→ **Work to do**
Collect every line of the records below that contains the word "source".

→ **Stored items from a collection**
┌──

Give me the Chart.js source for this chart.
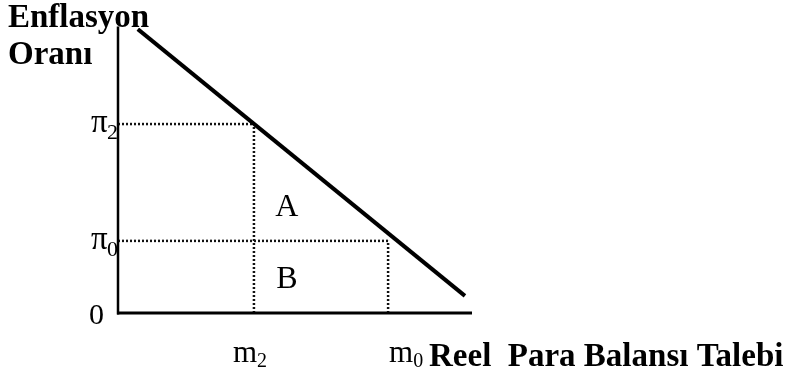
<!DOCTYPE html>
<html>
<head>
<meta charset="utf-8">
<script src="https://cdn.jsdelivr.net/npm/chart.js@4/dist/chart.umd.min.js"></script>
<style>
html,body{margin:0;padding:0;background:#fff;}
#wrap{width:792px;height:376px;}
</style>
</head>
<body>
<div id="wrap"><canvas id="c" width="792" height="376"></canvas></div>
<script>
// Demand curve endpoints (real money balances vs. inflation rate), axis units 0..100
const demandX = [5.6, 98.0];
const demandY = [99.6, 6.0];
// Money demand levels: m2, m0
const mLevels = [38.4, 76.3];
const mNames = ['m', 'm'];
const mSubs = ['2', '0'];
// Inflation levels: π2, π0
const piLevels = [66.3, 25.3];
const piNames = ['π', 'π'];
const piSubs = ['2', '0'];
// Region labels
const areaNames = ['A', 'B'];
const areaX = [47.7, 47.7];
const areaY = [37.9, 12.6];
const yTitle = ['Enflasyon', 'Oranı'];
const xTitle = 'Reel  Para Balansı Talebi';

const dot = {borderColor:'#111', borderWidth:2.5, borderDash:[2,2], pointRadius:0, fill:false, showLine:true};
const datasets = [
  {data: demandX.map((x,i)=>({x, y: demandY[i]})), borderColor:'#000', borderWidth:4, pointRadius:0, showLine:true, fill:false},
];
mLevels.forEach((m,i)=>{
  datasets.push(Object.assign({}, dot, {data:[{x:0,y:piLevels[i]},{x:m,y:piLevels[i]}]}));
  datasets.push(Object.assign({}, dot, {data:[{x:m,y:0},{x:m,y:piLevels[i]}]}));
});

const serif = '"Liberation Serif", "Times New Roman", serif';
const labelsPlugin = {
  id:'labels',
  afterDatasetsDraw(chart){
    const ctx = chart.ctx, xs = chart.scales.x, ys = chart.scales.y;
    const x0 = xs.getPixelForValue(0), y0 = ys.getPixelForValue(0);
    ctx.save();
    ctx.strokeStyle = '#000';
    ctx.lineWidth = 2.5;
    ctx.beginPath(); ctx.moveTo(x0, ys.getPixelForValue(100.5)); ctx.lineTo(x0, y0+1.5); ctx.stroke();
    ctx.lineWidth = 3;
    ctx.beginPath(); ctx.moveTo(x0-1, y0); ctx.lineTo(xs.getPixelForValue(100), y0); ctx.stroke();
    ctx.fillStyle = '#000';
    ctx.textBaseline = 'alphabetic';
    // y title
    ctx.font = 'bold 33px ' + serif;
    ctx.textAlign = 'left';
    ctx.fillText(yTitle[0], 8, 27);
    ctx.fillText(yTitle[1], 8, 64);
    // y ticks
    piLevels.forEach((p,i)=>{
      const py = ys.getPixelForValue(p);
      ctx.font = '33px ' + serif;
      ctx.textAlign = 'left';
      ctx.fillText(piNames[i], 91, py + 8);
      ctx.font = '22px ' + serif;
      ctx.fillText(piSubs[i], 107, py + 15);
    });
    ctx.font = '30px ' + serif;
    ctx.fillText('0', 89, y0 + 11);
    // x ticks
    mLevels.forEach((m,i)=>{
      const px = xs.getPixelForValue(m);
      ctx.font = '31px ' + serif;
      ctx.textAlign = 'left';
      const mx = px - 21 + (i===1 ? 22 : 0);
      ctx.fillText(mNames[i], mx, 362);
      const w = ctx.measureText(mNames[i]).width;
      ctx.font = '20px ' + serif;
      ctx.fillText(mSubs[i], mx + w, 367);
    });
    // x title
    ctx.font = 'bold 33px ' + serif;
    ctx.fillText(xTitle, 429, 366);
    // area labels
    ctx.font = '32px ' + serif;
    ctx.textAlign = 'center';
    areaNames.forEach((a,i)=>{
      ctx.fillText(a, xs.getPixelForValue(areaX[i]), ys.getPixelForValue(areaY[i]) + 11);
    });
    ctx.restore();
  }
};

new Chart(document.getElementById('c'), {
  type:'scatter',
  data:{datasets},
  options:{
    responsive:false,
    animation:false,
    devicePixelRatio:1,
    layout:{padding:{left:118, right:320, top:28, bottom:63}},
    plugins:{legend:{display:false}, tooltip:{enabled:false}},
    scales:{
      x:{type:'linear', min:0, max:100, display:false},
      y:{type:'linear', min:0, max:100, display:false}
    }
  },
  plugins:[labelsPlugin]
});
</script>
</body>
</html>
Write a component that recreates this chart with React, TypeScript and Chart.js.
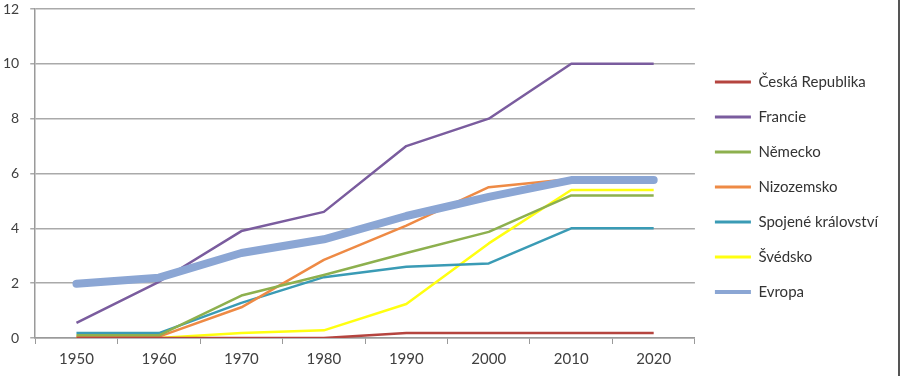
import React, { useEffect, useRef } from "react";
import { Chart, registerables } from "chart.js";

Chart.register(...registerables);

const years = ["1950", "1960", "1970", "1980", "1990", "2000", "2010", "2020"];
const seriesNames = [
  "Česká Republika",
  "Francie",
  "Německo",
  "Nizozemsko",
  "Spojené království",
  "Švédsko",
  "Evropa",
];
const ceskaRepublika = [0, 0, 0, 0, 0.18, 0.18, 0.18, 0.18];
const francie = [0.55, 2.05, 3.9, 4.6, 7.0, 8.0, 10.0, 10.0];
const nemecko = [0.1, 0.1, 1.55, 2.3, 3.1, 3.87, 5.2, 5.2];
const nizozemsko = [0.05, 0.05, 1.12, 2.85, 4.1, 5.5, 5.8, 5.8];
const spojeneKralovstvi = [0.18, 0.18, 1.28, 2.22, 2.6, 2.72, 4.0, 4.0];
const svedsko = [0, 0, 0.18, 0.28, 1.24, 3.45, 5.4, 5.4];
const evropa = [1.98, 2.2, 3.1, 3.6, 4.45, 5.15, 5.76, 5.76];
const yTicks = [0, 2, 4, 6, 8, 10, 12];

const colors = ["#b5443f", "#7a5c9e", "#8db04e", "#ee8a45", "#3a9bb5", "#ffff10", "#8ba6d4"];
const widths = [2.5, 2.5, 2.5, 2.5, 2.5, 2.5, 8];

export default function App() {
  const ref = useRef<HTMLCanvasElement | null>(null);

  useEffect(() => {
    document.body.style.margin = "0";
    const values = [ceskaRepublika, francie, nemecko, nizozemsko, spojeneKralovstvi, svedsko, evropa];
    const font = { family: "Lato, 'Open Sans', sans-serif", size: 15 };
    const yFont = { family: "Lato, 'Open Sans', sans-serif", size: 14 };
    const chart = new Chart(ref.current as HTMLCanvasElement, {
      type: "line",
      data: {
        labels: years,
        datasets: seriesNames.map((name, i) => ({
          label: name,
          data: values[i],
          borderColor: colors[i],
          backgroundColor: colors[i],
          borderWidth: widths[i],
          pointRadius: 0,
          tension: 0,
          borderCapStyle: i === 6 ? "round" : "butt",
          borderJoinStyle: "round",
          order: i === 6 ? -1 : i,
        })),
      },
      options: {
        animation: false,
        responsive: true,
        maintainAspectRatio: false,
        layout: { padding: { top: 0, right: 10, bottom: 2, left: -8 } },
        plugins: {
          tooltip: { enabled: false },
          legend: {
            position: "right",
            labels: {
              usePointStyle: true,
              pointStyle: "line",
              pointStyleWidth: 36,
              boxWidth: 36,
              padding: 20,
              color: "#333333",
              font,
              sort: (a: any, b: any) => a.datasetIndex - b.datasetIndex,
              generateLabels: (c: any) => {
                const items = Chart.defaults.plugins.legend.labels.generateLabels(c);
                return items.map((it: any) => ({
                  ...it,
                  lineWidth: it.datasetIndex === 6 ? 4 : 3,
                  pointStyle: "line",
                  strokeStyle: colors[it.datasetIndex],
                }));
              },
            },
          },
        },
        scales: {
          x: {
            type: "category",
            offset: true,
            grid: {
              offset: true,
              drawOnChartArea: false,
              drawTicks: true,
              tickLength: 6,
              color: "#9a9a9a",
              lineWidth: 1,
            },
            border: { color: "#9a9a9a", width: 1.5 },
            ticks: { color: "#404040", font, padding: 6, maxRotation: 0 },
          },
          y: {
            min: 0,
            max: 12,
            afterBuildTicks: (axis: any) => {
              axis.ticks = yTicks.map((v) => ({ value: v }));
            },
            afterFit: (axis: any) => {
              axis.paddingTop = 9;
            },
            grid: {
              color: "#aaaaaa",
              lineWidth: 1.5,
              tickLength: 5,
            },
            border: { color: "#9a9a9a", width: 1.5 },
            ticks: { color: "#404040", font: yFont, padding: 11 },
          },
        },
      },
    });
    return () => chart.destroy();
  }, []);

  return (
    <div
      style={{
        width: 900,
        height: 376,
        boxSizing: "border-box",
        borderRight: "2px solid #555",
        background: "#fff",
        position: "relative",
      }}
    >
      <canvas ref={ref} />
    </div>
  );
}
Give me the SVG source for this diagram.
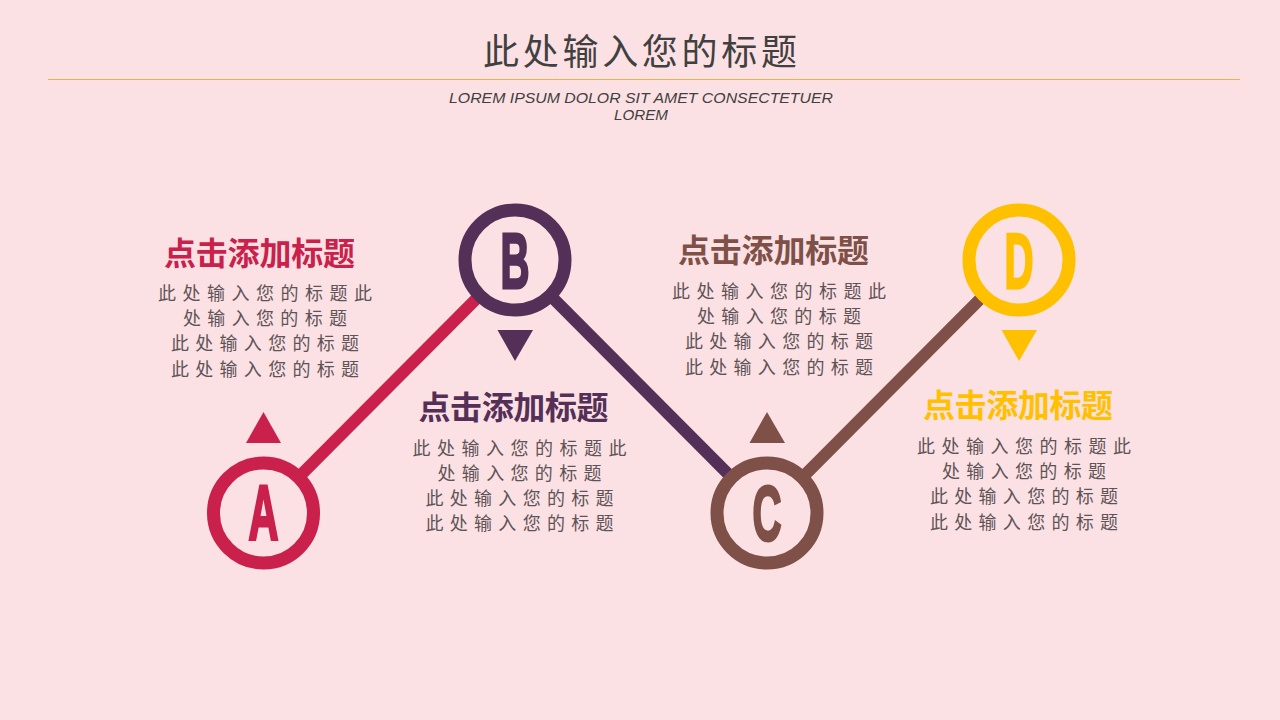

└──

→ **Exercise answer**
Give me the Chart.js source for this chart.
Give me the SVG source for this diagram.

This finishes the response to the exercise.